◆ WHAT TO WORK ON:
Look for the string "this" and copy every line that has it.

┄┄┄┄┄┄┄┄┄┄

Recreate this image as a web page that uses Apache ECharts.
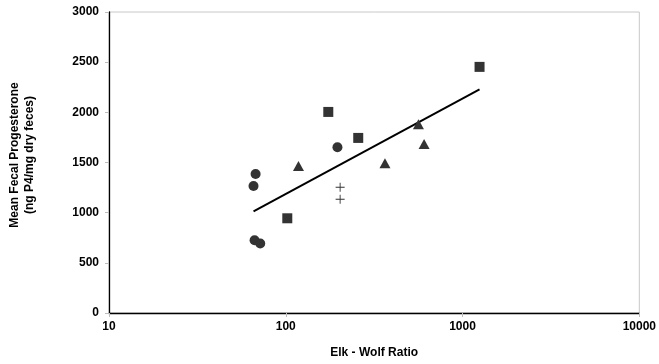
<!DOCTYPE html>
<html><head><meta charset="utf-8">
<script src="https://cdn.jsdelivr.net/npm/echarts@6/dist/echarts.min.js"></script>
<style>html,body{margin:0;padding:0;background:#fff}#c{width:659px;height:364px}</style>
</head><body><div id="c"></div>
<script>
// Elk-Wolf ratio vs mean fecal progesterone
const circles   = [[67.5,1386],[65.7,1266],[196,1652],[66.6,725],[71.7,692]];
const squares   = [[174,2004],[257,1745],[102,944],[1248,2453]];
const triangles = [[118,1466],[364,1493],[563,1881],[606,1685]];
const pluses    = [[203,1253],[203,1134]];
const trend     = [[65.7,1014],[1248,2230]];
const xTicks = [10,100,1000,10000];
const yTicks = [0,500,1000,1500,2000,2500,3000];

const font = 'Liberation Sans, Arial, sans-serif';
const mark = '#333333';
const chart = echarts.init(document.getElementById('c'));
chart.setOption({
  animation:false,
  backgroundColor:'#fff',
  grid:{left:109,right:18,top:12,bottom:51,show:true,borderColor:'#c8c8c8',borderWidth:1},
  xAxis:{type:'log',logBase:10,min:xTicks[0],max:xTicks[xTicks.length-1],
    axisLine:{show:true,lineStyle:{color:'#000',width:1.3}},
    axisTick:{show:true,length:4,lineStyle:{color:'#bdbdbd'}},
    minorTick:{show:false},splitLine:{show:false},
    axisLabel:{color:'#000',fontFamily:font,fontWeight:'bold',fontSize:12,margin:8,formatter:v=>String(v)},
    name:'Elk - Wolf Ratio',nameLocation:'middle',nameGap:34,
    nameTextStyle:{color:'#000',fontFamily:font,fontWeight:'bold',fontSize:12}},
  yAxis:{type:'value',min:yTicks[0],max:yTicks[yTicks.length-1],interval:500,
    axisLine:{show:true,lineStyle:{color:'#000',width:1.3}},
    axisTick:{show:true,length:4,lineStyle:{color:'#bdbdbd'}},
    splitLine:{show:false},
    axisLabel:{color:'#000',fontFamily:font,fontWeight:'bold',fontSize:12,margin:10,formatter:v=>String(v)}},
  graphic:[{type:'text',x:22,y:155,rotation:Math.PI/2,
    style:{text:'Mean Fecal Progesterone\n(ng P4/mg dry feces)',fill:'#000',
      font:'bold 12px '+font,align:'center',verticalAlign:'middle',lineHeight:15}}],
  series:[
    {type:'line',data:trend,symbol:'none',lineStyle:{color:'#000',width:2},z:3},
    {type:'scatter',data:circles,symbol:'circle',symbolSize:10,itemStyle:{color:mark,opacity:1},z:4},
    {type:'scatter',data:squares,symbol:'rect',symbolSize:10,itemStyle:{color:mark,opacity:1},z:4},
    {type:'scatter',data:triangles,symbol:'triangle',symbolSize:[11,10],itemStyle:{color:mark,opacity:1},z:4},
    {type:'scatter',data:pluses,symbol:'path://M4.5,0h1v4.5h4.5v1h-4.5v4.5h-1v-4.5h-4.5v-1h4.5z',symbolSize:9,itemStyle:{color:mark,opacity:1},z:4}
  ]
});
</script></body></html>
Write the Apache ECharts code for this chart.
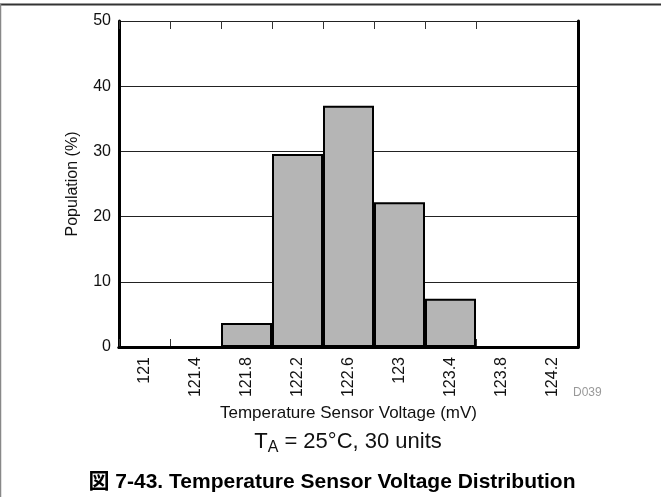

┄┄┄┄┄┄┄┄┄┄

◆ CORRECT RESULT:
Recreate this image as a web page that uses Apache ECharts.
Write the Apache ECharts code for this chart.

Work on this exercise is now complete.